RE-DESIGNATION OF SHARE CAPITAL
The authorised share capital of the Company is US$74,019,867.40 divided into 1,500,000,000 unclassified shares of US$0.0001 each and B Shares of such nominal value as the Directors may determine upon issue. Re-designation of the authorised share capital of the Company requires the approval of Shareholders by an ordinary resolution
In order to be able to allot and issue the maximum number of New Shares under the Initial Placing and Offer and the Placing Programme (being 2 billion New Shares), the Board is proposing to re-designate the authorised share capital of the Company such that it is divided into 2,500,000,000 unclassified shares of US$0.0001 each and B Shares of such nominal value as the Directors may determine upon issue.
DISAPPLICATION OF PRE-EMPTION RIGHTS
The Company's Bye-laws give Shareholders pre-emption rights over any issue of further Shares of a class held by such Shareholders. The pre-emption rights may be disapplied pursuant to a special resolution of Shareholders.
As neither the Initial Placing and Offer nor the Placing Programme is pre-emptive, Shareholders are being asked to approve the allotment and issue of up to 2 billion New Shares (being the maximum number of New Shares that could be issued pursuant to the Initial Placing and Offer and the Placing Programme in the aggregate) as Ordinary Shares and/or C Shares at the discretion of the Directors. Such approval will expire on 6 November 2018 regardless of whether any New Shares have been issued before that time and will be limited to the allotment and issue of New Shares pursuant to the Initial Placing and Offer and the Placing Programme.
The Initial Placing and Offer and the Placing Programme are conditional upon, amongst other things, the Resolutions being duly passed at the Special General Meeting.
THE SPECIAL GENERAL MEETING
The Special General Meeting will be held at the office of Markel CATCo Investment Management Ltd. at 10th Floor East, 141 Front Street, Hamilton HM19, Bermuda on 7 November 2017. Notice of the Special General Meeting is set out in Part 2 of the Circular.
RECOMMENDATION
The Directors are of the opinion that the Proposals and the Resolutions to be proposed at the Special General Meeting are in the best interests of the Company and the Shareholders as a whole. The Directors unanimously recommend that Shareholders vote in favour of the Resolutions as the Directors intend to do for their respective individual beneficial holdings of, in aggregate, 185,901 existing Ordinary Shares, representing approximately 0.05 per cent of the current total issued share capital of the Company.
Numis, which is authorised and regulated by the Financial Conduct Authority, is acting only for the Company in connection with the matters described in this announcement and is not acting for or advising any other person, or treating any other person as its client, in relation thereto and will not be responsible for providing the regulatory protection afforded to clients of Numis or advice to any other person in relation to the matters contained herein.
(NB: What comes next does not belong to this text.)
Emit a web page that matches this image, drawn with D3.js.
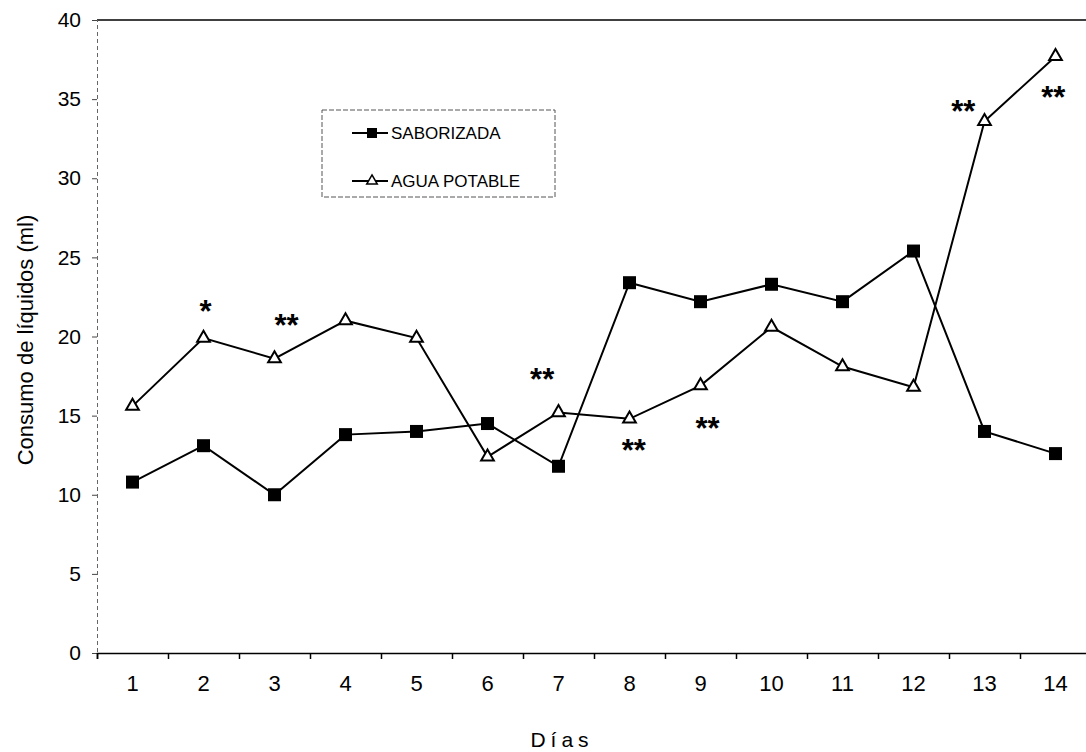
<!DOCTYPE html>
<html>
<head>
<meta charset="utf-8">
<script src="https://cdnjs.cloudflare.com/ajax/libs/d3/7.8.5/d3.min.js"></script>
<style>
	body { margin: 0; background: #fff; }
	text { font-family: "Liberation Sans", Arial, sans-serif; fill: #000; }
</style>
</head>
<body>
<div id="chart"></div>
<script>
// data
var dias = [1, 2, 3, 4, 5, 6, 7, 8, 9, 10, 11, 12, 13, 14];
var saborizada = [10.8, 13.1, 10.0, 13.8, 14.0, 14.5, 11.8, 23.4, 22.2, 23.3, 22.2, 25.4, 14.0, 12.6];
var aguaPotable = [15.6, 19.9, 18.6, 21.0, 19.9, 12.4, 15.2, 14.8, 16.9, 20.6, 18.1, 16.8, 33.6, 37.7];
var yTicks = [0, 5, 10, 15, 20, 25, 30, 35, 40];
var series = ["SABORIZADA", "AGUA POTABLE"];

// significance marks (day position, height in ml)
var annDia = [2.03, 3.17, 6.77, 8.06, 9.1, 12.7, 13.97];
var annValor = [22.0, 21.1, 17.7, 13.2, 14.6, 34.6, 35.5];
var annTexto = ["*", "**", "**", "**", "**", "**", "**"];

var width = 1086, height = 752;
// plot edges (window.top is reserved, so prefixed names)
var plotLeft = 97, plotRight = 1091, plotTop = 20, plotBottom = 653;

var svg = d3.select("#chart").append("svg")
	.attr("width", width)
	.attr("height", height);

svg.append("rect").attr("width", width).attr("height", height).attr("fill", "#fff");

var x = d3.scaleLinear().domain([0.5, 14.5]).range([plotLeft, plotRight]);
var y = d3.scaleLinear().domain([0, 40]).range([plotBottom, plotTop]);

// top frame line
svg.append("line")
	.attr("x1", plotLeft).attr("x2", width)
	.attr("y1", y(40)).attr("y2", y(40))
	.attr("stroke", "#000").attr("stroke-width", 1.5);

// y axis (faint, broken in the scan)
var yAxis = svg.append("g").attr("transform", "translate(" + plotLeft + ",0)")
	.call(d3.axisLeft(y).tickValues(yTicks).tickSize(5).tickPadding(11));
yAxis.select(".domain").attr("stroke", "#666").attr("stroke-dasharray", "4,3");
yAxis.selectAll(".tick line").attr("stroke", "#444");
yAxis.selectAll(".tick text")
	.attr("font-size", 21)
	.attr("font-family", "Liberation Sans, Arial, sans-serif");

// x axis: tick marks between days, labels under each day
var xAxis = svg.append("g").attr("transform", "translate(0," + plotBottom + ")")
	.call(d3.axisBottom(x).tickValues(d3.range(0.5, 15, 1)).tickSize(6).tickFormat(""));
xAxis.select(".domain").attr("stroke", "#000").attr("stroke-width", 1.5);
xAxis.selectAll(".tick line").attr("stroke", "#000").attr("stroke-width", 1.5);

svg.append("g").selectAll("text")
	.data(dias)
	.join("text")
	.attr("x", function (d) { return x(d); })
	.attr("y", plotBottom + 38)
	.attr("text-anchor", "middle")
	.attr("font-size", 22)
	.text(function (d) { return d; });

// axis titles
svg.append("text")
	.attr("transform", "translate(33," + 340 + ") rotate(-90)")
	.attr("text-anchor", "middle")
	.attr("font-size", 22)
	.text("Consumo de líquidos (ml)");

svg.append("text")
	.attr("x", 562)
	.attr("y", 747)
	.attr("text-anchor", "middle")
	.attr("font-size", 21)
	.attr("letter-spacing", 5)
	.text("Días");

// lines
var line = d3.line()
	.x(function (d, i) { return x(dias[i]); })
	.y(function (d) { return y(d); });

svg.append("path").datum(saborizada)
	.attr("d", line).attr("fill", "none")
	.attr("stroke", "#000").attr("stroke-width", 2);

svg.append("path").datum(aguaPotable)
	.attr("d", line).attr("fill", "none")
	.attr("stroke", "#000").attr("stroke-width", 2);

var square = d3.symbol().type(d3.symbolSquare).size(169);
var triangle = d3.symbol().type(d3.symbolTriangle).size(70);

svg.append("g").selectAll("path")
	.data(saborizada)
	.join("path")
	.attr("d", square)
	.attr("transform", function (d, i) { return "translate(" + x(dias[i]) + "," + y(d) + ")"; })
	.attr("fill", "#000");

svg.append("g").selectAll("path")
	.data(aguaPotable)
	.join("path")
	.attr("d", triangle)
	.attr("transform", function (d, i) { return "translate(" + x(dias[i]) + "," + y(d) + ")"; })
	.attr("fill", "#fff").attr("stroke", "#000").attr("stroke-width", 2);

// asterisks
svg.append("g").selectAll("text")
	.data(annTexto)
	.join("text")
	.attr("x", function (d, i) { return x(annDia[i]); })
	.attr("y", function (d, i) { return y(annValor[i]) + 17; })
	.attr("text-anchor", "middle")
	.attr("font-size", 31)
	.attr("font-weight", "bold")
	.text(function (d) { return d; });

// legend
var legend = svg.append("g").attr("transform", "translate(322,110)");
legend.append("rect")
	.attr("width", 233).attr("height", 87)
	.attr("fill", "none").attr("stroke", "#555")
	.attr("stroke-dasharray", "5,2");

var legendSym = [d3.symbol().type(d3.symbolSquare).size(100), d3.symbol().type(d3.symbolTriangle).size(48)];
var rows = legend.selectAll("g.row")
	.data(series)
	.join("g")
	.attr("class", "row")
	.attr("transform", function (d, i) { return "translate(0," + (23 + i * 48) + ")"; });

rows.append("line")
	.attr("x1", 30).attr("x2", 66)
	.attr("stroke", "#000").attr("stroke-width", 2);
rows.append("path")
	.attr("d", function (d, i) { return legendSym[i](); })
	.attr("transform", "translate(50,0)")
	.attr("fill", function (d, i) { return i == 0 ? "#000" : "#fff"; })
	.attr("stroke", "#000").attr("stroke-width", function (d, i) { return i == 0 ? 0 : 1.5; });
rows.append("text")
	.attr("x", 69)
	.attr("y", 6)
	.attr("font-size", 17)
	.text(function (d) { return d; });
</script>
</body>
</html>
The shares of the Company have not been, nor will they be, registered under the US Securities Act of 1933, as amended, or with any securities regulatory authority of any state or other jurisdiction of the United States or under the applicable securities laws of Australia, Canada, Japan, New Zealand or South Africa. Further, the Company has not been and will not be registered under the US Investment Company Act of 1940, as amended. Subject to certain exceptions, the shares of the Company may not be offered or sold in any Member State of the European Economic Area (other than the United Kingdom), the United States of America, Canada, Australia, Japan, New Zealand or South Africa or to or for the account or benefit of any national, resident or citizen of any Member State of the European Economic Area (other than the United Kingdom), Canada, Australia, Japan, New Zealand or South Africa or any person located in the United States. The distribution of this announcement in other jurisdictions may be restricted by law and the persons into whose possession this announcement comes should inform themselves about, and observe, any such restrictions.